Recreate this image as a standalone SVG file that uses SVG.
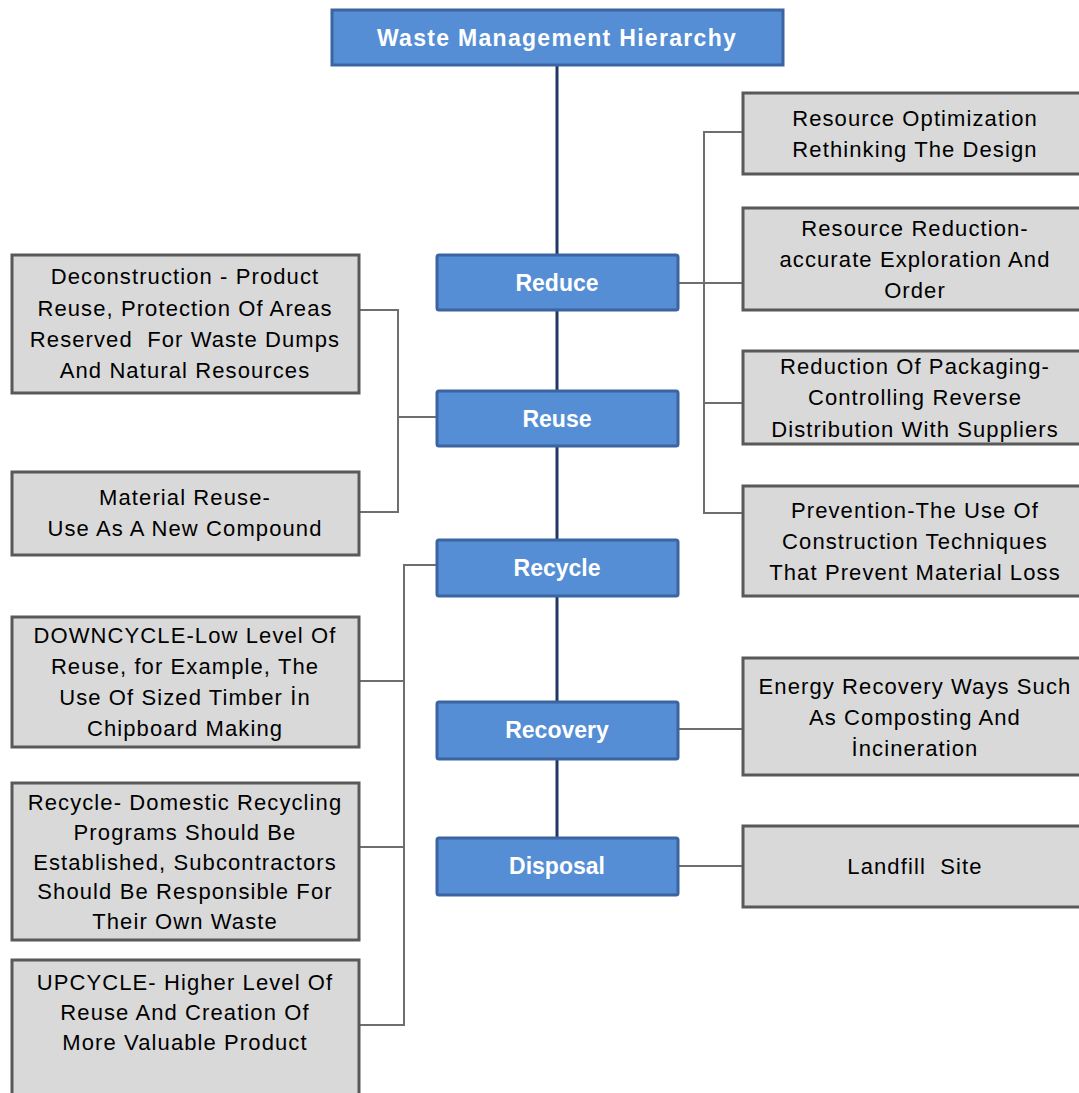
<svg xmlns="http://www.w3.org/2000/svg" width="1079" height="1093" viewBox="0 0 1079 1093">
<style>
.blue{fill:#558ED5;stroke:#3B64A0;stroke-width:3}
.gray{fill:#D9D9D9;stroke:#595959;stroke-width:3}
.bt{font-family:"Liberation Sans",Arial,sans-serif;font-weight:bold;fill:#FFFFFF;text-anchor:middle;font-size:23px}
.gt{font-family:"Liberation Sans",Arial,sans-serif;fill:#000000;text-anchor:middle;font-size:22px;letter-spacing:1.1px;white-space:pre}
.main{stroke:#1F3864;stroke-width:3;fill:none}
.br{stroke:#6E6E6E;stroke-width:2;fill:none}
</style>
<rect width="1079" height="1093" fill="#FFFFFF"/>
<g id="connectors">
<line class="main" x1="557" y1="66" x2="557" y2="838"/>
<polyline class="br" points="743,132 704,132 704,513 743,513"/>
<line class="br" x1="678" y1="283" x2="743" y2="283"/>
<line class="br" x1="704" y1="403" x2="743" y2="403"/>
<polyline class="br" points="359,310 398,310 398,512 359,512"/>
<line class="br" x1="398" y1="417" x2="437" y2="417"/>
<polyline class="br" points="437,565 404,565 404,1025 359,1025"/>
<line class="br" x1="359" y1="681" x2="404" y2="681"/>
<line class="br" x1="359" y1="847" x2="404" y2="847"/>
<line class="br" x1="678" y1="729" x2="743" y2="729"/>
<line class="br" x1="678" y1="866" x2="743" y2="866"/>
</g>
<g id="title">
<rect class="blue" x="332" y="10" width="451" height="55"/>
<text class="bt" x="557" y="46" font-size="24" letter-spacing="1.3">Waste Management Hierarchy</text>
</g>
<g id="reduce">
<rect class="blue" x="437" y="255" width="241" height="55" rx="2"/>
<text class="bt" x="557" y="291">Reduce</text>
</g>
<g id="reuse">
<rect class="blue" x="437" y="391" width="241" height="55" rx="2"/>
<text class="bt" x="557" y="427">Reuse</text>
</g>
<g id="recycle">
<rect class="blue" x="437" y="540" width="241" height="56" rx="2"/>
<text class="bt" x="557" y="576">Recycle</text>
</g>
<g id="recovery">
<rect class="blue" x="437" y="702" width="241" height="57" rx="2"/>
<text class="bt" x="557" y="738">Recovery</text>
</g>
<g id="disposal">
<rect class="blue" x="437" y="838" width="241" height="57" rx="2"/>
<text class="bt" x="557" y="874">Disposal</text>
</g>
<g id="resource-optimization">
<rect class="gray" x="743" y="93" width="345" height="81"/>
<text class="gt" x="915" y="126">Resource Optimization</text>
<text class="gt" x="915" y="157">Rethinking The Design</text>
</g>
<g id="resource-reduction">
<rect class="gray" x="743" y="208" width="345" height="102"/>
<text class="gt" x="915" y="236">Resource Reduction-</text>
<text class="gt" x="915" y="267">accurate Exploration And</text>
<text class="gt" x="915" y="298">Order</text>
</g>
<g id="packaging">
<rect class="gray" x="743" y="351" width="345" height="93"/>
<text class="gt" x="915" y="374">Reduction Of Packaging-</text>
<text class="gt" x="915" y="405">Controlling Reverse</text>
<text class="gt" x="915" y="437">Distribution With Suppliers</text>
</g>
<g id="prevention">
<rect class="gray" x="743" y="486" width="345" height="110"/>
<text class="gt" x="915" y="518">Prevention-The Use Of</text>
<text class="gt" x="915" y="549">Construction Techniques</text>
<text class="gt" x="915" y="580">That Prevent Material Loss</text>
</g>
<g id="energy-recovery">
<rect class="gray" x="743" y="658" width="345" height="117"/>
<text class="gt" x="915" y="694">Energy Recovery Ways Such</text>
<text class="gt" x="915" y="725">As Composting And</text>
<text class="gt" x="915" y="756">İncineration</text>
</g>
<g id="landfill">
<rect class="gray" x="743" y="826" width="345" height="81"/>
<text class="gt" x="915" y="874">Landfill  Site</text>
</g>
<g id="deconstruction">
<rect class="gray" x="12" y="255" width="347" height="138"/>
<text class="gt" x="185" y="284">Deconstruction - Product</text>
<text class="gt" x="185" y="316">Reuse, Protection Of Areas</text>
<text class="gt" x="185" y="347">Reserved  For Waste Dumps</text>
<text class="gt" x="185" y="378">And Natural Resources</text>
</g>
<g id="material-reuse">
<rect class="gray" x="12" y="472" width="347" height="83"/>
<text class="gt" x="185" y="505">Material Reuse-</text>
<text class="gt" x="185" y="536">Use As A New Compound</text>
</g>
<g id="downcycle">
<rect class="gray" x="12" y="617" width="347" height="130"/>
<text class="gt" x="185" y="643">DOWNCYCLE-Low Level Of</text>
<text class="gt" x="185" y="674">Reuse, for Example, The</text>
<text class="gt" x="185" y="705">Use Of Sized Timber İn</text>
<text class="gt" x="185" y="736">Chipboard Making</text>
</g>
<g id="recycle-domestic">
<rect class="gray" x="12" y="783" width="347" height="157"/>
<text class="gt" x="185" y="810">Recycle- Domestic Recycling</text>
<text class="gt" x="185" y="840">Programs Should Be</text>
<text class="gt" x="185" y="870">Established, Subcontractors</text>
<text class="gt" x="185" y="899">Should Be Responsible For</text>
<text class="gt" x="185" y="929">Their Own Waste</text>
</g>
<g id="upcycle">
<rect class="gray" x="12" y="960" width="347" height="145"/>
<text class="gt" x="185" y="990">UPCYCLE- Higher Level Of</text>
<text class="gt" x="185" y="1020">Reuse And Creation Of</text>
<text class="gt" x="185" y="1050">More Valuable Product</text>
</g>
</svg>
•••
◆ WRITTEN REQUEST ◆
In the copy, include no pictures; restate the listing above exactly.

◆ FINAL ANSWER ◆
Recreate this image as a standalone SVG file that uses SVG.
<svg xmlns="http://www.w3.org/2000/svg" width="1079" height="1093" viewBox="0 0 1079 1093">
<style>
.blue{fill:#558ED5;stroke:#3B64A0;stroke-width:3}
.gray{fill:#D9D9D9;stroke:#595959;stroke-width:3}
.bt{font-family:"Liberation Sans",Arial,sans-serif;font-weight:bold;fill:#FFFFFF;text-anchor:middle;font-size:23px}
.gt{font-family:"Liberation Sans",Arial,sans-serif;fill:#000000;text-anchor:middle;font-size:22px;letter-spacing:1.1px;white-space:pre}
.main{stroke:#1F3864;stroke-width:3;fill:none}
.br{stroke:#6E6E6E;stroke-width:2;fill:none}
</style>
<rect width="1079" height="1093" fill="#FFFFFF"/>
<g id="connectors">
<line class="main" x1="557" y1="66" x2="557" y2="838"/>
<polyline class="br" points="743,132 704,132 704,513 743,513"/>
<line class="br" x1="678" y1="283" x2="743" y2="283"/>
<line class="br" x1="704" y1="403" x2="743" y2="403"/>
<polyline class="br" points="359,310 398,310 398,512 359,512"/>
<line class="br" x1="398" y1="417" x2="437" y2="417"/>
<polyline class="br" points="437,565 404,565 404,1025 359,1025"/>
<line class="br" x1="359" y1="681" x2="404" y2="681"/>
<line class="br" x1="359" y1="847" x2="404" y2="847"/>
<line class="br" x1="678" y1="729" x2="743" y2="729"/>
<line class="br" x1="678" y1="866" x2="743" y2="866"/>
</g>
<g id="title">
<rect class="blue" x="332" y="10" width="451" height="55"/>
<text class="bt" x="557" y="46" font-size="24" letter-spacing="1.3">Waste Management Hierarchy</text>
</g>
<g id="reduce">
<rect class="blue" x="437" y="255" width="241" height="55" rx="2"/>
<text class="bt" x="557" y="291">Reduce</text>
</g>
<g id="reuse">
<rect class="blue" x="437" y="391" width="241" height="55" rx="2"/>
<text class="bt" x="557" y="427">Reuse</text>
</g>
<g id="recycle">
<rect class="blue" x="437" y="540" width="241" height="56" rx="2"/>
<text class="bt" x="557" y="576">Recycle</text>
</g>
<g id="recovery">
<rect class="blue" x="437" y="702" width="241" height="57" rx="2"/>
<text class="bt" x="557" y="738">Recovery</text>
</g>
<g id="disposal">
<rect class="blue" x="437" y="838" width="241" height="57" rx="2"/>
<text class="bt" x="557" y="874">Disposal</text>
</g>
<g id="resource-optimization">
<rect class="gray" x="743" y="93" width="345" height="81"/>
<text class="gt" x="915" y="126">Resource Optimization</text>
<text class="gt" x="915" y="157">Rethinking The Design</text>
</g>
<g id="resource-reduction">
<rect class="gray" x="743" y="208" width="345" height="102"/>
<text class="gt" x="915" y="236">Resource Reduction-</text>
<text class="gt" x="915" y="267">accurate Exploration And</text>
<text class="gt" x="915" y="298">Order</text>
</g>
<g id="packaging">
<rect class="gray" x="743" y="351" width="345" height="93"/>
<text class="gt" x="915" y="374">Reduction Of Packaging-</text>
<text class="gt" x="915" y="405">Controlling Reverse</text>
<text class="gt" x="915" y="437">Distribution With Suppliers</text>
</g>
<g id="prevention">
<rect class="gray" x="743" y="486" width="345" height="110"/>
<text class="gt" x="915" y="518">Prevention-The Use Of</text>
<text class="gt" x="915" y="549">Construction Techniques</text>
<text class="gt" x="915" y="580">That Prevent Material Loss</text>
</g>
<g id="energy-recovery">
<rect class="gray" x="743" y="658" width="345" height="117"/>
<text class="gt" x="915" y="694">Energy Recovery Ways Such</text>
<text class="gt" x="915" y="725">As Composting And</text>
<text class="gt" x="915" y="756">İncineration</text>
</g>
<g id="landfill">
<rect class="gray" x="743" y="826" width="345" height="81"/>
<text class="gt" x="915" y="874">Landfill  Site</text>
</g>
<g id="deconstruction">
<rect class="gray" x="12" y="255" width="347" height="138"/>
<text class="gt" x="185" y="284">Deconstruction - Product</text>
<text class="gt" x="185" y="316">Reuse, Protection Of Areas</text>
<text class="gt" x="185" y="347">Reserved  For Waste Dumps</text>
<text class="gt" x="185" y="378">And Natural Resources</text>
</g>
<g id="material-reuse">
<rect class="gray" x="12" y="472" width="347" height="83"/>
<text class="gt" x="185" y="505">Material Reuse-</text>
<text class="gt" x="185" y="536">Use As A New Compound</text>
</g>
<g id="downcycle">
<rect class="gray" x="12" y="617" width="347" height="130"/>
<text class="gt" x="185" y="643">DOWNCYCLE-Low Level Of</text>
<text class="gt" x="185" y="674">Reuse, for Example, The</text>
<text class="gt" x="185" y="705">Use Of Sized Timber İn</text>
<text class="gt" x="185" y="736">Chipboard Making</text>
</g>
<g id="recycle-domestic">
<rect class="gray" x="12" y="783" width="347" height="157"/>
<text class="gt" x="185" y="810">Recycle- Domestic Recycling</text>
<text class="gt" x="185" y="840">Programs Should Be</text>
<text class="gt" x="185" y="870">Established, Subcontractors</text>
<text class="gt" x="185" y="899">Should Be Responsible For</text>
<text class="gt" x="185" y="929">Their Own Waste</text>
</g>
<g id="upcycle">
<rect class="gray" x="12" y="960" width="347" height="145"/>
<text class="gt" x="185" y="990">UPCYCLE- Higher Level Of</text>
<text class="gt" x="185" y="1020">Reuse And Creation Of</text>
<text class="gt" x="185" y="1050">More Valuable Product</text>
</g>
</svg>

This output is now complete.